Re: Yeah he's nice, but I'm still calling it 4 men in the world

  • First off, I'd check the county records and make sure they really did file for divorce. Secondly, I might ask to speak to the soon-to-be-ex and if he's really against it, run the other way.
  • Interesting one.   I agree with DSC though, and if she can - talk to the soon to be ex.  But it didn't say that the wife still lived with the man, right?  Just that they didn't file yet.  She could be living elsewhere, dating other men too and then why not?

  • Is this a chronic illness that she'll need his insurance indefinitely, or something that will be treated with a particular time frame? I'd be wary about an indefinite hold on the divorce. 
  • Interesting one.   I agree with DSC though, and if she can - talk to the soon to be ex.  But it didn't say that the wife still lived with the man, right?  Just that they didn't file yet.  She could be living elsewhere, dating other men too and then why not?
    It's a bit unclear. She says "He's in the middle of a divorce" which implies that they've filed. I'm not sure where wife lives, but they were separated when she fell ill.

    Also, these aren't next door neighbors so it's not going to be that difficult to avoid each other if things don't end well.
  • Dating in same building is sometimes complicated. Find out more information on the situation on soon-to-be-ex. Is she living there? What does 'middle of divorce' mean? What does the illness mean to divorce? It's mentioned his is better, is he stopping proceedings until she gets care needed?
  • I would be worried about the length of the divorce, since he has told LW that he's tied to ex-wife.

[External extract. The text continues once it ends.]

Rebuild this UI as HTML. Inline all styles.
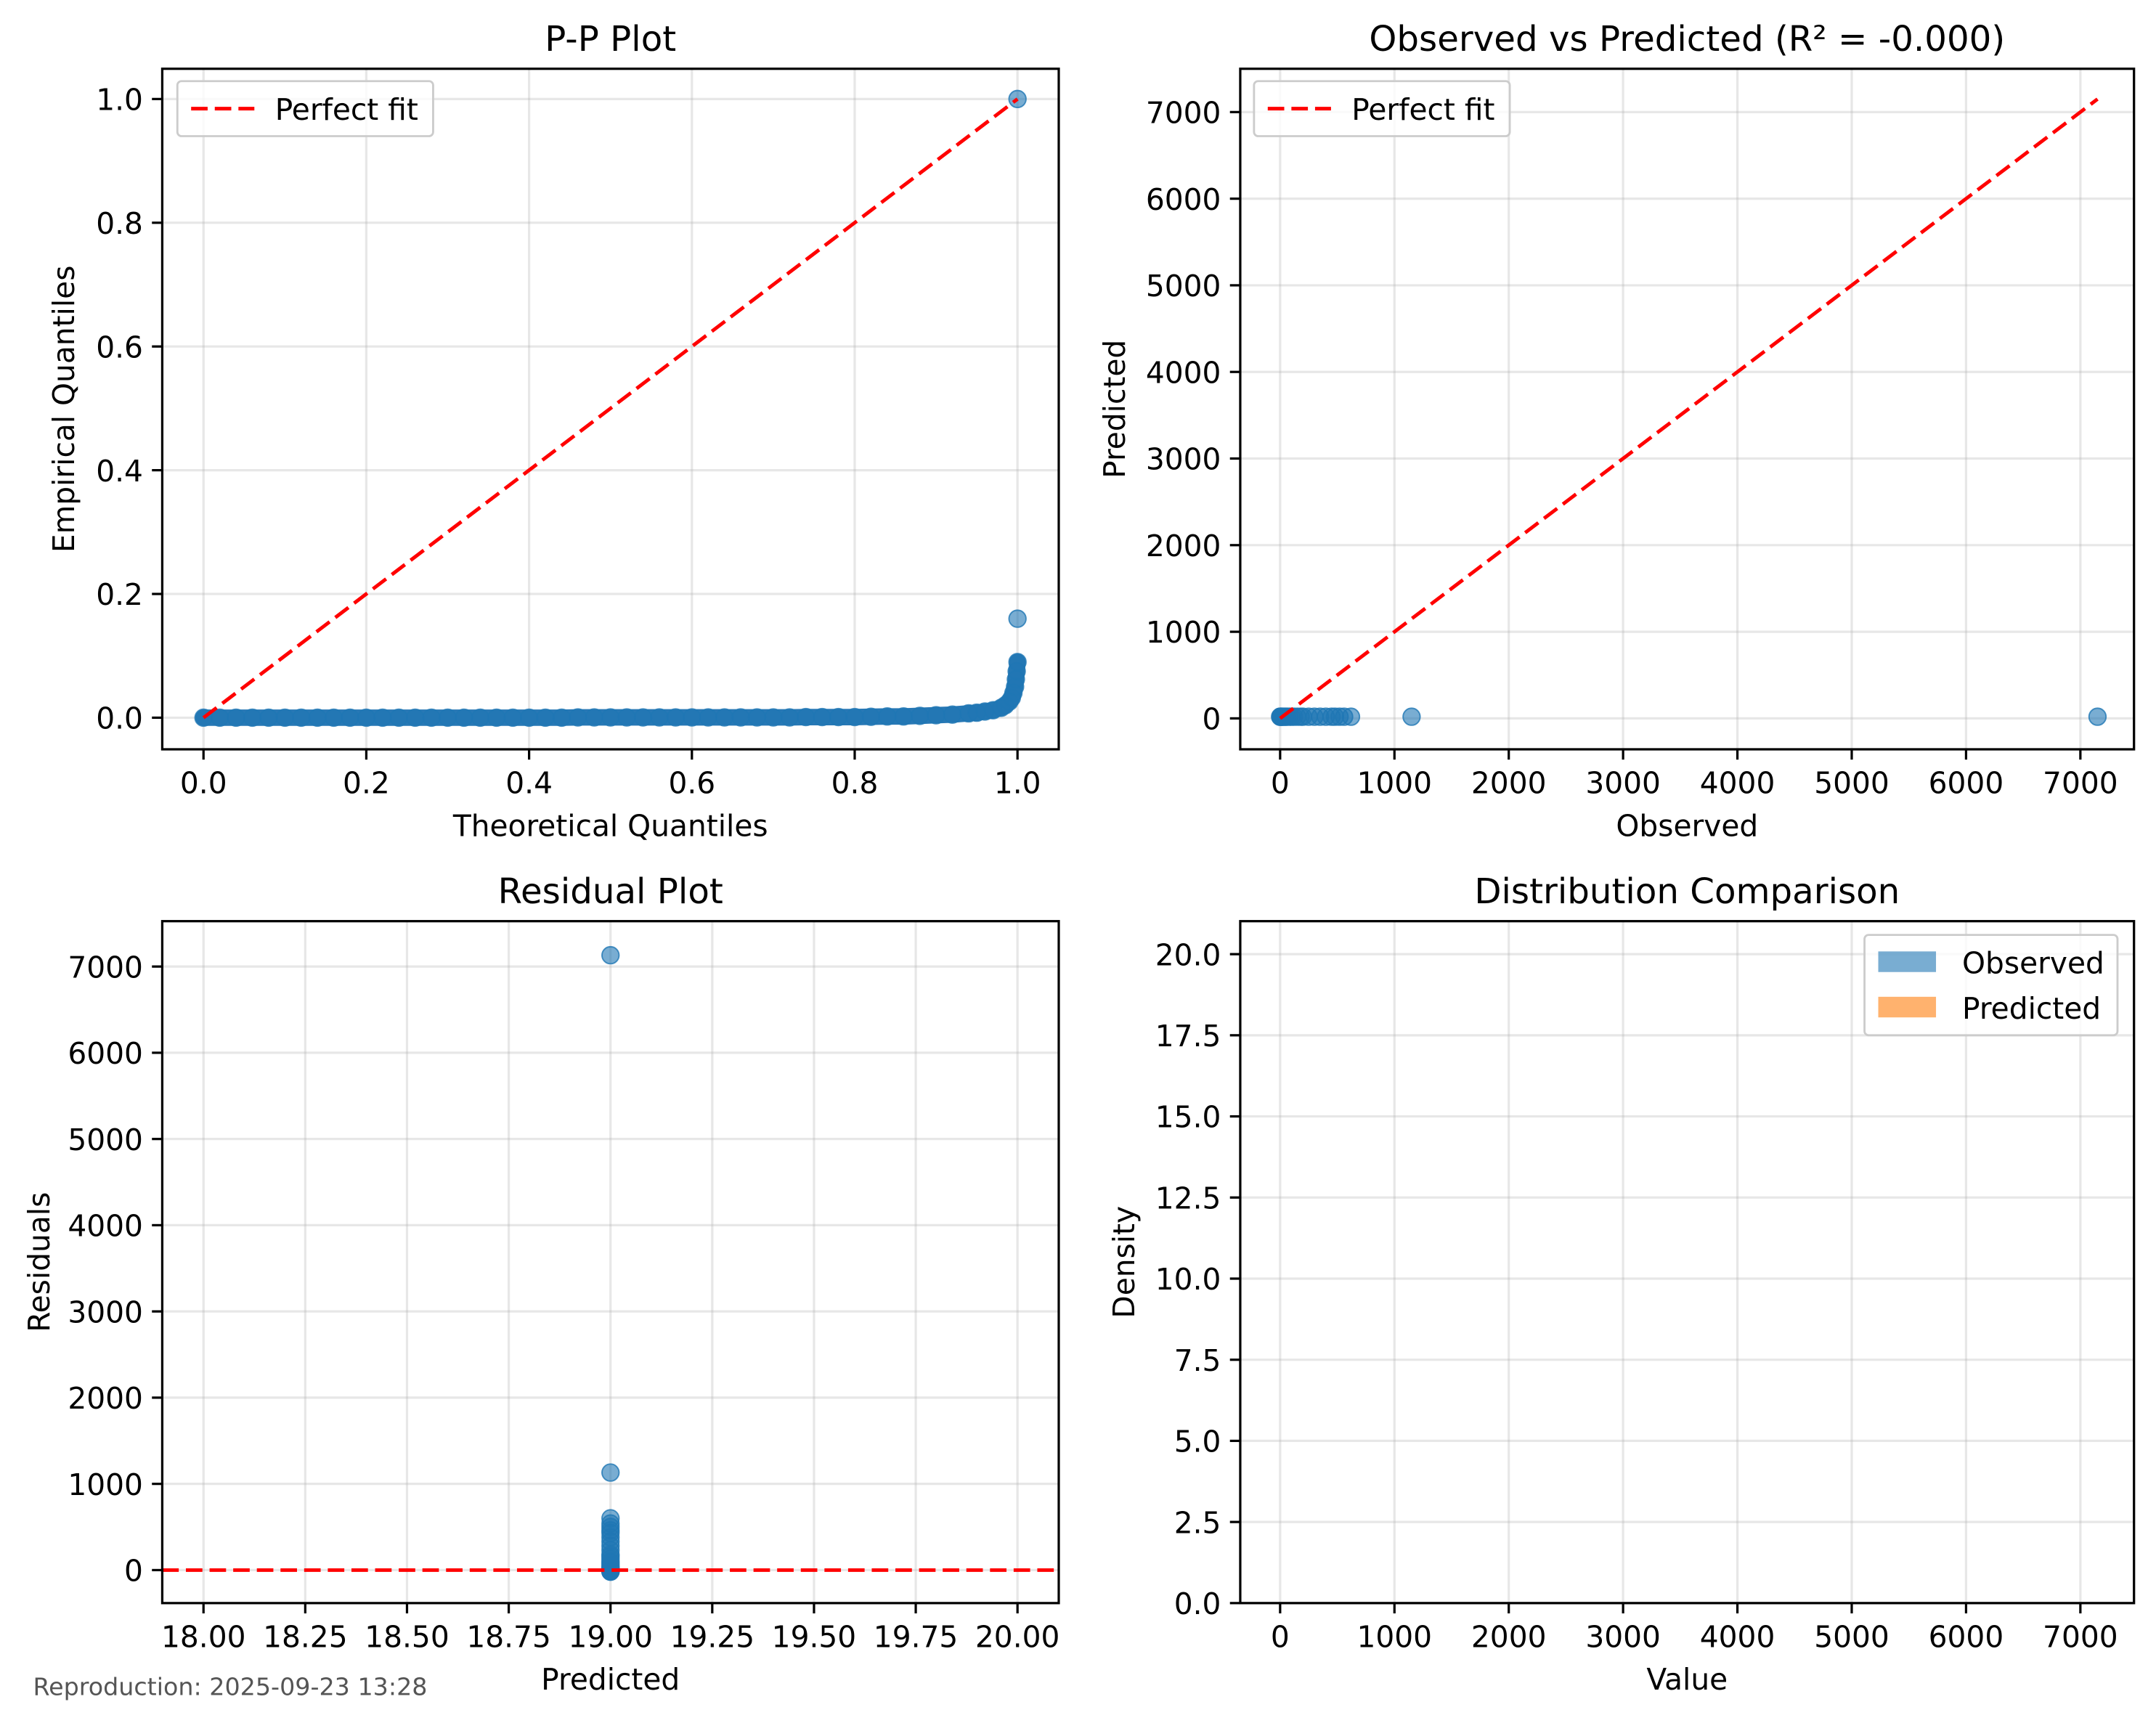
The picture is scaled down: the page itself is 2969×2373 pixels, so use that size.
<!DOCTYPE html>
<html><head><meta charset="utf-8"><style>
html,body{margin:0;padding:0;background:#fff;}
svg{display:block;font-family:"DejaVu Sans","Liberation Sans",sans-serif;}
</style></head><body>
<svg id="fig" width="2969" height="2373" viewBox="0 0 1568 1253.2" xmlns="http://www.w3.org/2000/svg">
<rect width="1568" height="1253.2" fill="#fff"/>
<text x="24" y="1233" font-size="17.6" fill="#555">Reproduction: 2025-09-23 13:28</text>
</svg>
<script>
// ---- data ----
const ppTheo = [0,0.02,0.04,0.06,0.08,0.1,0.12,0.14,0.16,0.18,0.2,0.22,0.24,0.26,0.28,0.3,0.32,0.34,0.36,0.38,0.4,0.42,0.44,0.46,0.48,0.5,0.52,0.54,0.56,0.58,0.6,0.62,0.64,0.66,0.68,0.7,0.72,0.74,0.76,0.78,0.8,0.82,0.84,0.86,0.88,0.9,0.92,0.94,0.95,0.96,0.97,0.98,0.985,0.99,0.993,0.995,0.997,0.998,0.999,1.0];
const ppEmp = [0,0,0,0,0,0,0,0,0,0,0,0,0,0,0,0,0,0,0,0,0,0,0,0.0005,0.0005,0.0005,0.0005,0.0005,0.0005,0.0005,0.0005,0.0005,0.0005,0.0005,0.0005,0.0005,0.0005,0.001,0.001,0.001,0.001,0.0015,0.002,0.002,0.003,0.004,0.005,0.007,0.008,0.01,0.012,0.016,0.02,0.026,0.032,0.04,0.05,0.062,0.075,0.09];
const ppOutX = [1.0,1.0];
const ppOutY = [0.16,1.0];
const observed = [0,2,5,10,15,20,30,40,50,60,80,100,120,150,180,200,250,300,350,400,450,480,520,560,620,1150,7150];
const predictedValue = 19;
const xTicksPP = [0,0.2,0.4,0.6,0.8,1.0];
const yTicksPP = [0,0.2,0.4,0.6,0.8,1.0];
const ticks7k = [0,1000,2000,3000,4000,5000,6000,7000];
const xTicksRes = [18,18.25,18.5,18.75,19,19.25,19.5,19.75,20];
const yTicksDen = [0,2.5,5,7.5,10,12.5,15,17.5,20];

const NS="http://www.w3.org/2000/svg";
const svg=document.getElementById('fig');
function el(tag,attrs,parent){const e=document.createElementNS(NS,tag);for(const k in attrs)e.setAttribute(k,attrs[k]);(parent||svg).appendChild(e);return e;}
function lin(d0,d1,p0,p1){return v=>p0+(v-d0)*(p1-p0)/(d1-d0);}
const BLUE="#1f77b4";
const FS=21.5, TFS=25.5, DASH="12,5.2", LW=2.6;

function panel(o){
  const g=el('g',{});
  
  
  const {L,R,T,B,sx,sy}=o;
  o.xt.forEach(t=>{const x=sx(t);const l=el('line',{x1:x,x2:x,y1:T,y2:B,stroke:"#b0b0b0","stroke-opacity":0.3,"stroke-width":1.7},g);});
  o.yt.forEach(t=>{const y=sy(t);const l=el('line',{x1:L,x2:R,y1:y,y2:y,stroke:"#b0b0b0","stroke-opacity":0.3,"stroke-width":1.7},g);});
  o.draw(g);
  el('rect',{x:L,y:T,width:R-L,height:B-T,fill:"none",stroke:"#000","stroke-width":1.7},g);
  o.xt.forEach((t,i)=>{const x=sx(t);el('line',{x1:x,x2:x,y1:B,y2:B+7.5,stroke:"#000","stroke-width":1.7},g);
    const tx=el('text',{x:x,y:B+32,"font-size":FS,"text-anchor":"middle"},g);tx.textContent=o.xl[i];
    });
  o.yt.forEach((t,i)=>{const y=sy(t);el('line',{x1:L-7.5,x2:L,y1:y,y2:y,stroke:"#000","stroke-width":1.7},g);
    const tx=el('text',{x:L-14,y:y+8,"font-size":FS,"text-anchor":"end"},g);tx.textContent=o.yl[i];
    });
  const ti=el('text',{x:(L+R)/2,y:T-13,"font-size":TFS,"text-anchor":"middle"},g);ti.textContent=o.title;
  
  const xa=el('text',{x:(L+R)/2,y:B+63,"font-size":FS,"text-anchor":"middle"},g);xa.textContent=o.xlab;
  
  const ya=el('text',{x:0,y:0,"font-size":FS,"text-anchor":"middle",transform:`translate(${o.yx},${(T+B)/2}) rotate(-90)`},g);ya.textContent=o.ylab;
  
  return g;
}
function dot(g,x,y){const c=el('circle',{cx:x,cy:y,r:6.2,fill:BLUE,"fill-opacity":0.6,stroke:BLUE,"stroke-opacity":0.8,"stroke-width":1},g);
  }
function fitLegend(g,x,y,w){
  const r=el('rect',{x:x,y:y,width:w,height:40,rx:3,fill:"#fff","fill-opacity":0.8,stroke:"#ccc","stroke-width":1.5},g);
  
  el('line',{x1:x+10,x2:x+56,y1:y+20,y2:y+20,stroke:"red","stroke-width":LW,"stroke-dasharray":DASH},g);
  const t=el('text',{x:x+71,y:y+28,"font-size":FS},g);t.textContent="Perfect fit";
  
}
const fmt0=v=>String(v), fmt1=v=>v.toFixed(1), fmt2=v=>v.toFixed(2);

// P-P plot
{const sx=lin(0,1,148,740), sy=lin(0,1,522,72);
panel({name:'pp-plot',L:118,R:770,T:50,B:545,sx,sy,xt:xTicksPP,yt:yTicksPP,xl:xTicksPP.map(fmt1),yl:yTicksPP.map(fmt1),
 title:'P-P Plot',xlab:'Theoretical Quantiles',ylab:'Empirical Quantiles',yx:54,
 draw:g=>{
  const pl=el('polyline',{points:ppTheo.map((t,i)=>sx(t)+','+sy(ppEmp[i])).join(' '),fill:'none',stroke:"#2878b5","stroke-width":12,"stroke-linejoin":"round","stroke-linecap":"round"},g);
  
  ppTheo.forEach((t,i)=>dot(g,sx(t),sy(ppEmp[i])));
  ppOutX.forEach((t,i)=>dot(g,sx(t),sy(ppOutY[i])));
  const d=el('line',{x1:sx(0),y1:sy(0),x2:sx(1),y2:sy(1),stroke:'red','stroke-width':LW,'stroke-dasharray':DASH},g);
  
  fitLegend(g,129,59,186);
 }});}
// Observed vs predicted
{const sx=lin(0,7000,931,1513), sy=lin(0,7000,522.5,81.5);
const mx=Math.max(...observed);
panel({name:'observed-vs-predicted',L:902,R:1552,T:50,B:545,sx,sy,xt:ticks7k,yt:ticks7k,xl:ticks7k.map(fmt0),yl:ticks7k.map(fmt0),
 title:'Observed vs Predicted (R² = -0.000)',xlab:'Observed',ylab:'Predicted',yx:818,
 draw:g=>{
  observed.forEach(v=>dot(g,sx(v),sy(predictedValue)));
  const d=el('line',{x1:sx(0),y1:sy(0),x2:sx(mx),y2:sy(mx),stroke:'red','stroke-width':LW,'stroke-dasharray':DASH},g);
  
  fitLegend(g,912,59,186);
 }});}
// Residual plot
{const sx=lin(18,20,148,740), sy=lin(0,7000,1142,703);
panel({name:'residual-plot',L:118,R:770,T:670,B:1166,sx,sy,xt:xTicksRes,yt:ticks7k,xl:xTicksRes.map(fmt2),yl:ticks7k.map(fmt0),
 title:'Residual Plot',xlab:'Predicted',ylab:'Residuals',yx:36,
 draw:g=>{
  observed.forEach(v=>dot(g,sx(predictedValue),sy(v-predictedValue)));
  const d=el('line',{x1:118,y1:sy(0),x2:770,y2:sy(0),stroke:'red','stroke-width':LW,'stroke-dasharray':DASH},g);
  
 }});}
// Distribution comparison
{const sx=lin(0,7000,931,1513), sy=lin(0,20,1166,694);
panel({name:'distribution-comparison',L:902,R:1552,T:670,B:1166,sx,sy,xt:ticks7k,yt:yTicksDen,xl:ticks7k.map(fmt0),yl:yTicksDen.map(fmt1),
 title:'Distribution Comparison',xlab:'Value',ylab:'Density',yx:825,
 draw:g=>{
  const r=el('rect',{x:1356,y:680,width:184,height:73,rx:3,fill:"#fff","fill-opacity":0.8,stroke:"#ccc","stroke-width":1.5},g);
  
  [['Observed',BLUE,'legend-entry-observed'],['Predicted','#ff7f0e','legend-entry-predicted']].forEach((e,i)=>{
   el('rect',{x:1366,y:692+i*33,width:42,height:15,fill:e[1],"fill-opacity":0.6},g);
   const t=el('text',{x:1427,y:708+i*33,"font-size":FS},g);t.textContent=e[0];
   
  });
 }});}
</script>
</body></html>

    But a person in the midst of a divorce itself, nah, that wouldn't bother me- as long as that person was emotionally ready for a new relationship.
  • My friend's mom is in a similar situation.  She's actually dating my HS theater teacher (which was a trip for awhile...especially with the whole "Call me G, not Mr. R" stuff).  They've been together awhile.  I'm not sure if he has divorced his wife. Because he's a teacher with good insurance and she doesn't work due to her (chronic) condition, he felt an obligation to continue to provide for her since they were married for almost 20 years. 

    But, they didn't live in the same apt./neighborhood when they met.  They live together now, however it was awhile before that even happened. 
  • I'd be wary of getting into this situation - I'd probably tell him that we could be friends and hang out sometimes, but that I wasn't interested in a relationship until his divorce was complete. Even at that point, I would want a full understanding of what baggage I was taking on if I saw this as a possibility for a longer term relationship/marriage/partnership/etc. (E.g. if he would still be providing long term support to Ex-wife due to chronic issues, i would want to be aware of that to decided if it was something I was ok with.)
  • As long as the LW truly does not want a serious relationship, I don't see anything wrong with them dating.  I am assuming the LW knows for a fact the wife lives elsewhere, since LW lives in the same complex.  To me, that would be a pretty good indicator they are separated and I would feel no need to talk to the to-be-ex. 
    Wedding Countdown Ticker
  • @short+sassy I'd want to make sure that the STBex agrees that they're in the middle of a divorce and not working towards reconciliation.
  • I'd also want to know the state's divorce laws.  In some (like MD), it still counts as adultery even if you're separated and firmly in the divorce process.  My aunt found that out the hard way, even though her now ex was living with his mistress after they separated.  Wouldn't be LW's responsibility, but in case something goes screwy, I wouldn't want to be involved in that.
  • I dated a guy who was separated and living apart; he was upfront about it, I thought it was okay.  Ironically, she was living with her boyfriend that she cheated on him with.

    But there were all sorts of little things that divorce would have resolved that did make a difference.  She paid his cell bill, he kept her on his insurance.  When she noticed an uptick in texting, she called him about it.  Because they didn't go through Friend of the Court, they didn't have a set parenting time schedule and she expected him to change his schedule to accommodate hers whenever she needed him to and he did.  I quickly realized their lack of divorce wasn't just a legal commodity, but it did impact their lives and how they treated each other, even if they denied it.

    I'd advise her to tread softly and not ignore the red flags.